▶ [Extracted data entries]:
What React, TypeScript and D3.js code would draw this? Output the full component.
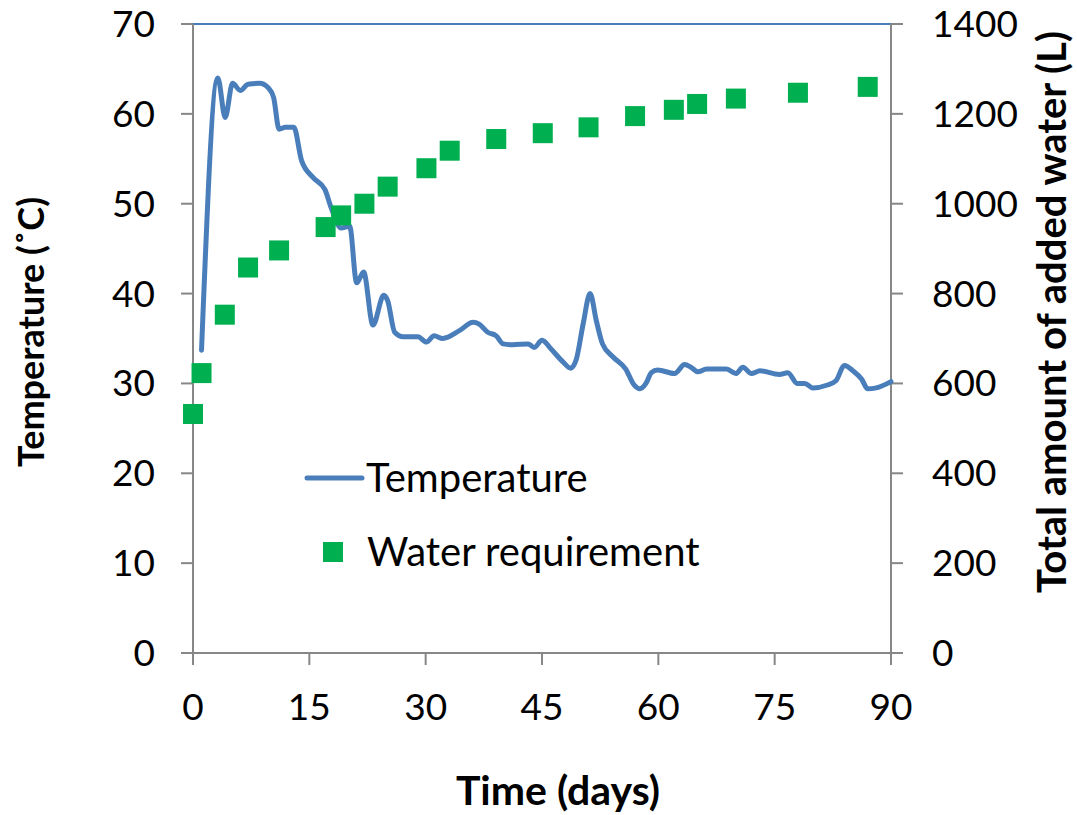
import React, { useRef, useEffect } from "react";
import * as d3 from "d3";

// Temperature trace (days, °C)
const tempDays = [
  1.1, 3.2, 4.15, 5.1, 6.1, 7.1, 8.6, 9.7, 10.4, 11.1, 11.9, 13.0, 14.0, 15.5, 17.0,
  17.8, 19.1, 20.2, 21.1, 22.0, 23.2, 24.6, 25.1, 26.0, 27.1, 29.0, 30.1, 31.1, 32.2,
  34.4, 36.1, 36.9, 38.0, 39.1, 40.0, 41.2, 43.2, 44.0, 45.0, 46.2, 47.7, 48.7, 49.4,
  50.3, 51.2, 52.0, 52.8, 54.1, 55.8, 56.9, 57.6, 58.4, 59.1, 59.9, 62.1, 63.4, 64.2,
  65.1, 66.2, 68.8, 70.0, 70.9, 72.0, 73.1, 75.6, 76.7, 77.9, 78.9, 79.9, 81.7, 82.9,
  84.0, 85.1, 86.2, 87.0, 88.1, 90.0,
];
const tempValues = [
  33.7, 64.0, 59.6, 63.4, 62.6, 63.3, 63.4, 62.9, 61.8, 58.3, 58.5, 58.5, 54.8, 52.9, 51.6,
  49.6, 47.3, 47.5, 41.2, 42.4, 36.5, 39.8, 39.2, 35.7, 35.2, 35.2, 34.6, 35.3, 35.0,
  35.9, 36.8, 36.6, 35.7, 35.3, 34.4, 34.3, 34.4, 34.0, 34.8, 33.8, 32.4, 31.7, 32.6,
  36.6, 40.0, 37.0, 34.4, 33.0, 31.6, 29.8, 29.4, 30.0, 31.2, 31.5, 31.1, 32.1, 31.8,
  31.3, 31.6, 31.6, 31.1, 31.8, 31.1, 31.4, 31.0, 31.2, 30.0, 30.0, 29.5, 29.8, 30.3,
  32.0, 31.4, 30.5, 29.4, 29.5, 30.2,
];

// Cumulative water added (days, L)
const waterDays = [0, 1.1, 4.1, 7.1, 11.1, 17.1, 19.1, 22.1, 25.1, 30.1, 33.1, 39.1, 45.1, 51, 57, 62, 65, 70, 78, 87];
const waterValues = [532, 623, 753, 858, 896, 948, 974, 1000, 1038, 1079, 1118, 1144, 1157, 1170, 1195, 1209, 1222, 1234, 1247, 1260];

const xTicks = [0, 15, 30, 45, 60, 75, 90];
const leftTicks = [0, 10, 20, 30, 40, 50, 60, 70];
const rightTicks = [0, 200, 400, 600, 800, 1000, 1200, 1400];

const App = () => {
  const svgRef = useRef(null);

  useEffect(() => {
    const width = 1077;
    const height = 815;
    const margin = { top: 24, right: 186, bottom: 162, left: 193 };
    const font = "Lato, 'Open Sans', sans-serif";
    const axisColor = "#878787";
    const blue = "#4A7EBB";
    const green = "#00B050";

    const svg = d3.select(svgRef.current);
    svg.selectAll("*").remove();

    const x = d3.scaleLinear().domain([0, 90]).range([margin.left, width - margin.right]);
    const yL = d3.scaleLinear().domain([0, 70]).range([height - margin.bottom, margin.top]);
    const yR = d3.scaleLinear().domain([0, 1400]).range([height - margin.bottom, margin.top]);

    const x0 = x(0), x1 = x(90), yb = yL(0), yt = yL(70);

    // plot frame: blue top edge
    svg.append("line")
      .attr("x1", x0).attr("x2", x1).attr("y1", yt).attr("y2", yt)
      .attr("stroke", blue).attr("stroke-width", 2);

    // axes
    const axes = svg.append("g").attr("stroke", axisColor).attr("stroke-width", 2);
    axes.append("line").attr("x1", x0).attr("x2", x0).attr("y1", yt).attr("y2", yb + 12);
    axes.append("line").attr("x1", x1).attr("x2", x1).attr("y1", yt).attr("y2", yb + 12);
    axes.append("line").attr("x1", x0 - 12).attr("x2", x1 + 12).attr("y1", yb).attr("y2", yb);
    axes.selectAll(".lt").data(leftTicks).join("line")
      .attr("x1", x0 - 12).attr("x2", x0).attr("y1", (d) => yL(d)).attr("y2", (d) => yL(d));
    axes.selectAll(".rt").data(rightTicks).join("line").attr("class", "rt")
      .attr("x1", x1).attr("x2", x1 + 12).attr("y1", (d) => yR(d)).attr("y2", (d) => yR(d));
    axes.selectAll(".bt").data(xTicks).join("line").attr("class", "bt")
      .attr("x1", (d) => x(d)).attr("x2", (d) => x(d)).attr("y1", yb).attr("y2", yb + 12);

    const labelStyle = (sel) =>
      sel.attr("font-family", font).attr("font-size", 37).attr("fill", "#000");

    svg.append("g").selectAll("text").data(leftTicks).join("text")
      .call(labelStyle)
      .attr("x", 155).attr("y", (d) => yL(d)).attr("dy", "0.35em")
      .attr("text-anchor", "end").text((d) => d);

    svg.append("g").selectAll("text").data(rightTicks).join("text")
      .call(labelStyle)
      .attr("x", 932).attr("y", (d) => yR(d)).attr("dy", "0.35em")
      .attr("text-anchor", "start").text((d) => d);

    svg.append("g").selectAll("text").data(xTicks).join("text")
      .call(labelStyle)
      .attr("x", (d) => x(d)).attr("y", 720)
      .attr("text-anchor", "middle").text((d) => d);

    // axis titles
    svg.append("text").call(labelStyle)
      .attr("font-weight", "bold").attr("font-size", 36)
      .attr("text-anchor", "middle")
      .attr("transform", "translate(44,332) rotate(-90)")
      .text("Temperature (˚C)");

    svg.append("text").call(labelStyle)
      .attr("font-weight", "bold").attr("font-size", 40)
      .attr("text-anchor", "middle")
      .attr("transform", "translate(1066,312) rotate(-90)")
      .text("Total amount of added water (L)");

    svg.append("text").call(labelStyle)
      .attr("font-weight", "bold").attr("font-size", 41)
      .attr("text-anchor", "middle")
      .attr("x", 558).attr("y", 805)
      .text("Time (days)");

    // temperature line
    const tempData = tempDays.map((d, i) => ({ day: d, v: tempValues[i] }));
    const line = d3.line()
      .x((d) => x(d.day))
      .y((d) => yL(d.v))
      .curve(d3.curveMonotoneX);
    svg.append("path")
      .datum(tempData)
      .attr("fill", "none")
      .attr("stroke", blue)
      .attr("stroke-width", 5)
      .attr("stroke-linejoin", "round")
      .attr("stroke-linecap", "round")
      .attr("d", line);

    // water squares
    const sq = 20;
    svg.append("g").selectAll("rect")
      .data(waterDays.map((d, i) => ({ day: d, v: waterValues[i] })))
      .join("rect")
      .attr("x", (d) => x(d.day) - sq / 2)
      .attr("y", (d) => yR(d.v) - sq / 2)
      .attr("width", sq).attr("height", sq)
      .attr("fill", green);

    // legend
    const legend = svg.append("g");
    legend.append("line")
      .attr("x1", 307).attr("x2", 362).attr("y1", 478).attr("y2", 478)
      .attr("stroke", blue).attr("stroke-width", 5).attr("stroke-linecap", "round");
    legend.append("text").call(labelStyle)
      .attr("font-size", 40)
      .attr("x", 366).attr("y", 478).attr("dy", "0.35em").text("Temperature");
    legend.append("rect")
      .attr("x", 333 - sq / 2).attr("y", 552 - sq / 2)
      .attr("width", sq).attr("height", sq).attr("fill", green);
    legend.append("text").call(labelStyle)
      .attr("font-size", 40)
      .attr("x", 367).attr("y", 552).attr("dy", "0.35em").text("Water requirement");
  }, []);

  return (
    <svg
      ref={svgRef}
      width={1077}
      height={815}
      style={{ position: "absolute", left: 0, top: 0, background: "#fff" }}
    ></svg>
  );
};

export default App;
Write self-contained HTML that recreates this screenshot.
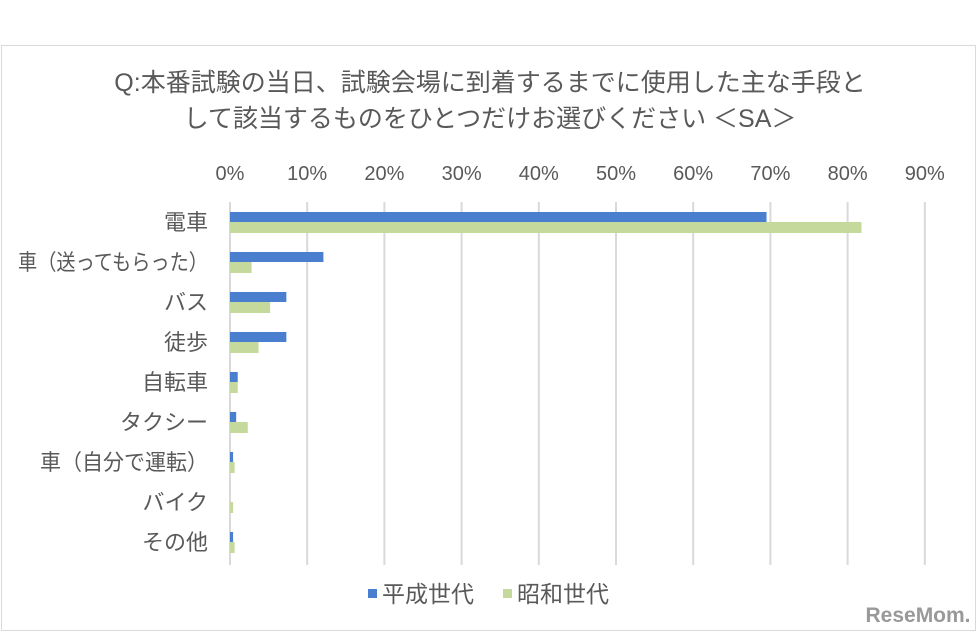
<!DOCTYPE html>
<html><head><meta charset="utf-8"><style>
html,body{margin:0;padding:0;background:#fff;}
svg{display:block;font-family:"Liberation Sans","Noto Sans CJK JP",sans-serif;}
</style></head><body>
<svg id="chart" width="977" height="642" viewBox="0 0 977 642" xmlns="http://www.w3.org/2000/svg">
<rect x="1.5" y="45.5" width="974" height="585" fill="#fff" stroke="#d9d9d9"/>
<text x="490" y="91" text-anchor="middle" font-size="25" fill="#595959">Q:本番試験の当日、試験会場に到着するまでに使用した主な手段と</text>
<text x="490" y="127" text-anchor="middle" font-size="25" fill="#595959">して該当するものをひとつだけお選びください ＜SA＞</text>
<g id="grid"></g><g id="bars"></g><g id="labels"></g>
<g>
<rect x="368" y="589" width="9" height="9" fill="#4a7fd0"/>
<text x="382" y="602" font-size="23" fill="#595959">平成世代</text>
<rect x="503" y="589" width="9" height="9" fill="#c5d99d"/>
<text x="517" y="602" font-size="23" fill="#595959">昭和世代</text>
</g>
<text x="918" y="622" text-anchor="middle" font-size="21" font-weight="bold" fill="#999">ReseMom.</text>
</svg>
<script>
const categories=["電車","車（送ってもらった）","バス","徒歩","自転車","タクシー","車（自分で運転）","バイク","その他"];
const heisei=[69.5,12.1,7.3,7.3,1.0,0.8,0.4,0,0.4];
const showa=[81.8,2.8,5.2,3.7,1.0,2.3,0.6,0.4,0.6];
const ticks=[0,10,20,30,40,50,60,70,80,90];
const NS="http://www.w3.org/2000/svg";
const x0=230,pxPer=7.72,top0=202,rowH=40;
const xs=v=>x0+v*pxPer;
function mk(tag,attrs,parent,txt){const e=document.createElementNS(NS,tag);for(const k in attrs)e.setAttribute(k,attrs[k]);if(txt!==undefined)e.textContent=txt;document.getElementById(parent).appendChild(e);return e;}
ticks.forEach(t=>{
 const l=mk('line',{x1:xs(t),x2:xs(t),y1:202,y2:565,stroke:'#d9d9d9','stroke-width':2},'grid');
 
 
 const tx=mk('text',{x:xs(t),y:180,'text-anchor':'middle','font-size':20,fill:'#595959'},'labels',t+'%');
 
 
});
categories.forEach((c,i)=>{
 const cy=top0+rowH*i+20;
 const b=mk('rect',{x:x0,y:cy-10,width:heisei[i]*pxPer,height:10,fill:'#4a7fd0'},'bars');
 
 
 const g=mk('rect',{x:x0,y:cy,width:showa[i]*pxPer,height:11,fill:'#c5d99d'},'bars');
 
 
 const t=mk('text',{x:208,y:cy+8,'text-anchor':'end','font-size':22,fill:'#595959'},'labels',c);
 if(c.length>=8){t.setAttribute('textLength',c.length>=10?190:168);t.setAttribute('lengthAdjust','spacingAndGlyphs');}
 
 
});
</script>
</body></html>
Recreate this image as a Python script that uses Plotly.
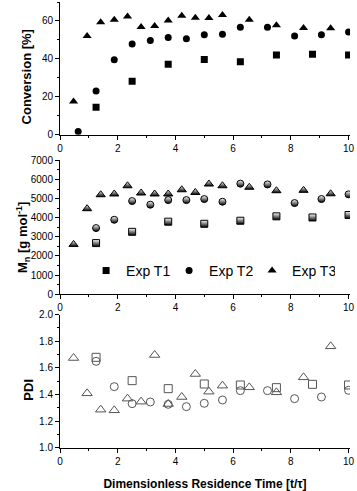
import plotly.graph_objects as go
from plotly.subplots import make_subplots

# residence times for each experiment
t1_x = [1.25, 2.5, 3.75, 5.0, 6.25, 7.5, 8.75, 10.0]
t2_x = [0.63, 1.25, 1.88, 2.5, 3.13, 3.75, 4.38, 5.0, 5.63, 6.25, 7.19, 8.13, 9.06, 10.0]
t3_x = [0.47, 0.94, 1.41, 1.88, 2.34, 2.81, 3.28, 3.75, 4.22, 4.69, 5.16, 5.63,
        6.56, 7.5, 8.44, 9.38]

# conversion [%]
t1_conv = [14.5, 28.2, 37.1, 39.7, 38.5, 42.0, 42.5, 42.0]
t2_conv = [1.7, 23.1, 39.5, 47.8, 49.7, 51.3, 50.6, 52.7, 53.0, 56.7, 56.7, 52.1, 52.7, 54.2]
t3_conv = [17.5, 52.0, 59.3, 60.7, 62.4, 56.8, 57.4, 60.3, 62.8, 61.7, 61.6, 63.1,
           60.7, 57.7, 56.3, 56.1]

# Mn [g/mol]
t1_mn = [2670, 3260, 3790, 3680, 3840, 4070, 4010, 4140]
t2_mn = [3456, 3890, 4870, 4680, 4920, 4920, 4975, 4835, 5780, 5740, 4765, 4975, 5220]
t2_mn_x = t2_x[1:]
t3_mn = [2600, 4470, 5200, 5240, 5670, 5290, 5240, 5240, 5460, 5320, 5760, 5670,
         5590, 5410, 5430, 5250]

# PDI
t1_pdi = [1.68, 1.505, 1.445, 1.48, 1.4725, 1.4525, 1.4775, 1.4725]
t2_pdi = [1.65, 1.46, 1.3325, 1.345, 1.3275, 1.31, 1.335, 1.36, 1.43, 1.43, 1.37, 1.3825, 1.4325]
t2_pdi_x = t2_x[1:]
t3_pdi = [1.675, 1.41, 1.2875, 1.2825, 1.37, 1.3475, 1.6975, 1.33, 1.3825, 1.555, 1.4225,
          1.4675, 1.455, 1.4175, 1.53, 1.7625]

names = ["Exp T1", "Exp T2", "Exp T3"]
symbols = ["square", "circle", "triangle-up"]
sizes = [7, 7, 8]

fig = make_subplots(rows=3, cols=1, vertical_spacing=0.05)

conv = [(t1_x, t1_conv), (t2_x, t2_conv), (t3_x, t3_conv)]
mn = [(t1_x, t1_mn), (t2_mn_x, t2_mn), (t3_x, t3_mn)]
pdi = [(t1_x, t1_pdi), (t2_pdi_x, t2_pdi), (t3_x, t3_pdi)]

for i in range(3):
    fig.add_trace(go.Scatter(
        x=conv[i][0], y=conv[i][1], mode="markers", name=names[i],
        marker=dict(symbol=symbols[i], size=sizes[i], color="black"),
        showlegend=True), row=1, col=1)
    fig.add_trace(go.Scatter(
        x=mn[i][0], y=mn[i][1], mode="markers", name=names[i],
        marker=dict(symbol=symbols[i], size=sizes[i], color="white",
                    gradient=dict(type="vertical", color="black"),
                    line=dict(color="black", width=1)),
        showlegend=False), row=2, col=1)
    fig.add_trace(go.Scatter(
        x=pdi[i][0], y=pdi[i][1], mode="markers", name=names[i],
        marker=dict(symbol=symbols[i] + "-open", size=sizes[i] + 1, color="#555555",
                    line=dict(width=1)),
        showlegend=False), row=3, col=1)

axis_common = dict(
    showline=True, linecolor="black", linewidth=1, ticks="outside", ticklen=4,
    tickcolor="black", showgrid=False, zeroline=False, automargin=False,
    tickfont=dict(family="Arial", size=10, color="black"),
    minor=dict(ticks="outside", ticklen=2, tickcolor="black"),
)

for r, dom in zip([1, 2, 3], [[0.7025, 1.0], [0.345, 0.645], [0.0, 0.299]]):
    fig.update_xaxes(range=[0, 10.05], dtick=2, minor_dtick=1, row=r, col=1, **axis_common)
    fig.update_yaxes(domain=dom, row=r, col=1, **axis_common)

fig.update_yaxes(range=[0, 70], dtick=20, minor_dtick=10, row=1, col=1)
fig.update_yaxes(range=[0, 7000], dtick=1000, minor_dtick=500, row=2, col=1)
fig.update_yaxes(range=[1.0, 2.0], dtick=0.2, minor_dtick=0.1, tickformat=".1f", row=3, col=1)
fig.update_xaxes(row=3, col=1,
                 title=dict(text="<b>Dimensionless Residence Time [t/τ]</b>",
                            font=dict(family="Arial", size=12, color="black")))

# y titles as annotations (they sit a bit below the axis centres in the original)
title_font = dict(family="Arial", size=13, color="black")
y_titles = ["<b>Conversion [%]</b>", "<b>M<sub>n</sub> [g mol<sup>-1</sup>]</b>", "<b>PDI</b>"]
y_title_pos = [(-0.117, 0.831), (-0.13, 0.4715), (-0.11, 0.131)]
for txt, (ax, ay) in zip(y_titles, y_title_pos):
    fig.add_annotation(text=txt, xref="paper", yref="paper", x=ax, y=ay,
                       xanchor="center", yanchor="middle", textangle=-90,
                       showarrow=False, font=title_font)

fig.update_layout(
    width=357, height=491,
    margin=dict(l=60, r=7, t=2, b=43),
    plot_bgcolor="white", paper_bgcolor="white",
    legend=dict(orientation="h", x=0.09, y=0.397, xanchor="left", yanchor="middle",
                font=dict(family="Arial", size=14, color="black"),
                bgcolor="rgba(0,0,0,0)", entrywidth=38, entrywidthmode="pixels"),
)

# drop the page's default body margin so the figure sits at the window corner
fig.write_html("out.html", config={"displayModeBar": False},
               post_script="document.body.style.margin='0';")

▶ [What you should do]:
Only the lines from the top of the data through the line with "import * as" should be quoted, exactly and with both ends kept; skip the pictures.

▶ [Result for this task]:
What React, TypeScript and D3.js code would draw this? Output the full component.
import React, { useRef, useEffect } from "react";
import * as d3 from "d3";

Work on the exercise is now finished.